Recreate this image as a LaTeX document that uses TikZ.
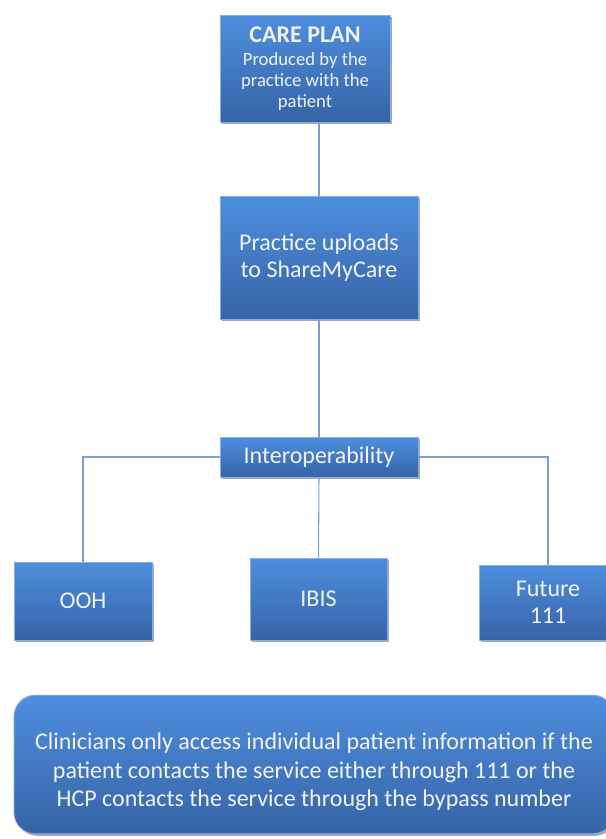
\documentclass[tikz,border=0pt]{standalone}
\usepackage{fontspec}
\setmainfont{Carlito}
\usetikzlibrary{positioning}

\definecolor{boxtop}{RGB}{78,142,222}
\definecolor{boxbottom}{RGB}{54,100,166}
\definecolor{linkblue}{RGB}{122,160,207}
\newcommand{\subtxt}{\fontsize{14}{15.75}\selectfont}

\begin{document}
\begin{tikzpicture}
	[x=0.75pt,y=-0.75pt,
	 every node/.style={text=white!95!black,align=center,font=\fontsize{18}{20.5}\selectfont},
	 bluebox/.style={draw=boxtop!70!white,line width=0.6pt,top color=boxtop,bottom color=boxbottom,
		preaction={fill=black,fill opacity=0.35,transform canvas={xshift=1.5pt,yshift=-1.5pt}},inner sep=0pt},
	 link/.style={draw=linkblue,line width=0.8pt}]
	\useasboundingbox (0,0) rectangle (606,839);
	% boxes
	\node[bluebox,minimum width=127.5pt,minimum height=80.25pt] (careplan) at (305,68.5)
		{\bfseries CARE PLAN\\[-3.5pt]
		 \subtxt Produced by the\\[-4.75pt] \subtxt practice with the\\[-4.75pt] \subtxt patient};
	\node[bluebox,minimum width=148.5pt,minimum height=92.25pt] (practice) at (319,257.5)
		{Practice uploads\\to ShareMyCare};
	\node[bluebox,minimum width=148.5pt,minimum height=30pt] (interop) at (319,457)
		{Interoperability};
	\node[bluebox,minimum width=103.5pt,minimum height=58.5pt] (ooh) at (83,601) {OOH};
	\node[bluebox,minimum width=102.75pt,minimum height=61.5pt] (ibis) at (318.5,599) {IBIS};
	\node[bluebox,minimum width=103.5pt,minimum height=56.25pt] (future) at (548,602.5) {Future\\111};
	\node[bluebox,rounded corners=16pt,minimum width=450pt,minimum height=104pt] (note) at (314,764.5) {};
	\node[font=\fontsize{18}{21.4}\selectfont] (notetext) at (314,772)
		{Clinicians only access individual patient information if the\\
		 patient contacts the service either through 111 or the\\
		 HCP contacts the service through the bypass number};
	% connectors
	\draw[link] (practice.north) -- (practice.north |- careplan.south);
	\draw[link] (practice.south) -- (interop.north);
	\draw[link] (interop.south) -- (ibis.north);
	\draw[link] (interop.west) -| (ooh.north);
	\draw[link] (interop.east) -| (future.north);
\end{tikzpicture}
\end{document}
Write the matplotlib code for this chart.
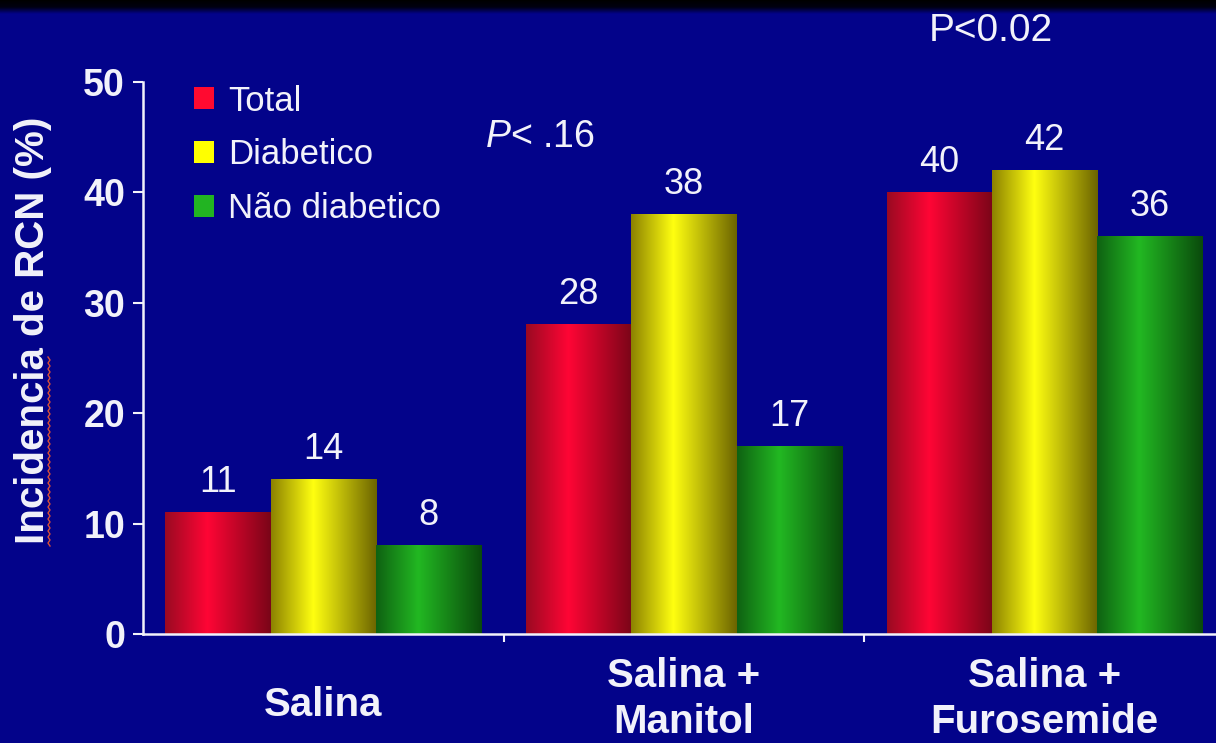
import matplotlib
matplotlib.use('Agg')
import matplotlib.pyplot as plt
from matplotlib.colors import LinearSegmentedColormap
from matplotlib.patches import Patch
import numpy as np

plt.rcParams['font.family'] = ['Liberation Sans', 'DejaVu Sans']
plt.rcParams['mathtext.fontset'] = 'custom'
plt.rcParams['mathtext.it'] = 'Liberation Sans:italic'
plt.rcParams['mathtext.rm'] = 'Liberation Sans'

# data
groups = ['Salina', 'Salina +\nManitol', 'Salina +\nFurosemide']
series = ['Total', 'Diabetico', 'Não diabetico']
total = [11, 28, 40]
diabetico = [14, 38, 42]
nao_diabetico = [8, 17, 36]
yticks = [0, 10, 20, 30, 40, 50]

bg = '#03038a'
fg = '#f2f2fa'
base_cols = ['#ff1030', '#ffff00', '#22b422']
# (left edge, highlight, right edge) for the shaded bars
shades = [('#9a0a22', '#ff0535', '#7a0618'),
          ('#8c8200', '#ffff10', '#6c6400'),
          ('#0f6212', '#22b822', '#0a4a0c')]

fig = plt.figure(figsize=(12.16, 7.43), dpi=100, facecolor=bg)
ax = fig.add_axes([143 / 1216, 109 / 743, 1 - 143 / 1216, 552 / 743])
ax.set_facecolor(bg)

# dark strip at the very top
top = fig.add_axes([0, 1 - 14 / 743, 1, 14 / 743])
top.imshow(np.linspace(0, 1, 50)[:, None], aspect='auto',
           cmap=LinearSegmentedColormap.from_list('t', ['#000000', '#000010', bg]))
top.axis('off')

x = np.arange(len(groups))
w = 0.292
offsets = [-w, 0, w]
data = [total, diabetico, nao_diabetico]
grad = np.linspace(0, 1, 256)[None, :]
for vals, off, col, sh in zip(data, offsets, base_cols, shades):
    bars = ax.bar(x + off, vals, w, color=col, linewidth=0, zorder=2)
    cmap = LinearSegmentedColormap.from_list('g', [(0, sh[0]), (0.4, sh[1]), (1, sh[2])])
    for r, v in zip(bars, vals):
        x0, y0, bw, bh = r.get_x(), r.get_y(), r.get_width(), r.get_height()
        ax.imshow(grad, extent=[x0, x0 + bw, y0, y0 + bh], aspect='auto',
                  cmap=cmap, zorder=3)
        ax.annotate(str(v), (x0 + bw / 2, bh), xytext=(0, 9),
                    textcoords='offset points', ha='center', va='bottom',
                    color=fg, fontsize=26, zorder=4)

ax.set_xlim(-0.5, 2.475)
ax.set_ylim(0, 50)
ax.set_yticks(yticks)
ax.set_yticklabels([str(t) for t in yticks], fontsize=27, fontweight='bold', color=fg)
ax.set_xticks([0.5, 1.5])
ax.set_xticklabels([])
ax.tick_params(axis='y', colors=fg, length=7, width=1.5, pad=6)
ax.tick_params(axis='x', colors=fg, length=6, width=1.5)
for s in ['top', 'right']:
    ax.spines[s].set_visible(False)
for s in ['left', 'bottom']:
    ax.spines[s].set_color(fg)
    ax.spines[s].set_linewidth(1.8)
    ax.spines[s].set_zorder(5)

# group labels
for xi, g in zip(x, groups):
    yy = -0.118 if '\n' in g else -0.129
    ax.text(xi, yy, g, transform=ax.get_xaxis_transform(), ha='center', va='center',
            fontsize=29, fontweight='bold', color=fg, linespacing=1.25)

fig.text(33 / 1216, 1 - 330 / 743, 'Incidencia de RCN (%)', rotation=90,
         ha='center', va='center', fontsize=29, fontweight='bold', color=fg)
# spell-check squiggle under "Incidencia"
zy = np.arange(357, 548, 3)
zx = 48 + 2 * (np.arange(len(zy)) % 2)
fig.add_artist(plt.Line2D(zx / 1216, 1 - zy / 743, color='#d8503a', lw=1.0))

handles = [Patch(facecolor=c, edgecolor='none') for c in ['#ff0a30', '#ffff00', '#22b422']]
leg = ax.legend(handles, series, loc='upper left', bbox_to_anchor=(0.018, 1.052),
                frameon=False, fontsize=25, handlelength=0.6, handleheight=0.6,
                handletextpad=0.4, labelspacing=0.6)
for t in leg.get_texts():
    t.set_color(fg)

fig.text(540 / 1216, 1 - 137 / 743, r'$P$< .16', ha='center', va='center',
         fontsize=27, color=fg)
fig.text(991 / 1216, 1 - 31 / 743, 'P<0.02', ha='center', va='center',
         fontsize=28, color=fg)

fig.savefig('out.png', dpi=100, facecolor=bg)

▶ The exercise: Pictures excluded, give again exactly and only the lines of the material above from the line with "Write the matplotlib code for this chart." through the line with "('#0f6212', '#22b822', '#0a4a0c')]".

▶ Worked solution:
Write the matplotlib code for this chart.
import matplotlib
matplotlib.use('Agg')
import matplotlib.pyplot as plt
from matplotlib.colors import LinearSegmentedColormap
from matplotlib.patches import Patch
import numpy as np

plt.rcParams['font.family'] = ['Liberation Sans', 'DejaVu Sans']
plt.rcParams['mathtext.fontset'] = 'custom'
plt.rcParams['mathtext.it'] = 'Liberation Sans:italic'
plt.rcParams['mathtext.rm'] = 'Liberation Sans'

# data
groups = ['Salina', 'Salina +\nManitol', 'Salina +\nFurosemide']
series = ['Total', 'Diabetico', 'Não diabetico']
total = [11, 28, 40]
diabetico = [14, 38, 42]
nao_diabetico = [8, 17, 36]
yticks = [0, 10, 20, 30, 40, 50]

bg = '#03038a'
fg = '#f2f2fa'
base_cols = ['#ff1030', '#ffff00', '#22b422']
# (left edge, highlight, right edge) for the shaded bars
shades = [('#9a0a22', '#ff0535', '#7a0618'),
          ('#8c8200', '#ffff10', '#6c6400'),
          ('#0f6212', '#22b822', '#0a4a0c')]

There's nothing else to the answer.